“An action doesn't have to be wrong just because it is not logical. It doesn't have to be right just because it has logic.” - Lion Feuchtwanger
I absolutely love this. Markets have an amazing way of performing in the most illogical of ways. I run a screen every now and then on my nearly 1,000 ETFs/ETNs to find those areas of the investable landscape which are furthest below their respective 20 day moving averages. I've done these screens a number of times before to see if there is any kind of consistent message about what internal market dynamics are suggesting.
Everyone is certainly aware of the significant decline experienced worldwide in equities, and of course after the fact we try to find a narrative that can explain why it happened. The most cited reason for the decline relates to European markets, which are reacting to fears over Italy, Spain, and Greece, as well as a possible Lehman-like scenario in large banks. Certainly seems plausible, but how does that explain the below?

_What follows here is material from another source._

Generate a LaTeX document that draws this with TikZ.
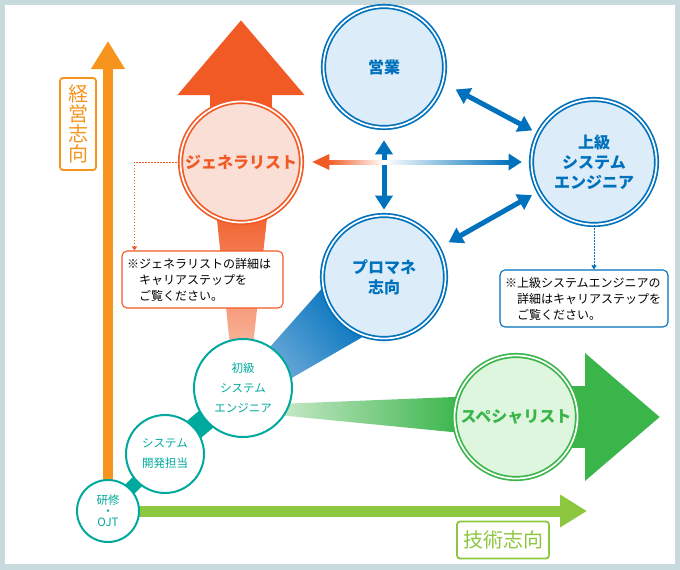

That's right – the areas of the market most hit over the past two weeks which are furthest below their respective 20 day moving averages are for the most part unrelated to Europe. At the top of the list is the Dow Jones U.S Home Construction Index (ITB), Mortgage Finance (KME), Russia (RSX), and Regional Banks (KBE/KRE). What I personally find most interesting in the list above is that smaller regional banks rank among the worst. Regional banks are for the most part entirely dependent upon the domestic economy, and from a fundamental standpoint then have little to do with Europe.
I also find it interesting that Russia of all countries also got severely burned during this decline. Note that Russia is effectively an oil play, so it certainly is curious to see such a move. Given that the exposure of regional banks and Russia should theoretically be low to European problems, the magnitude of these declines may very well be unjustified.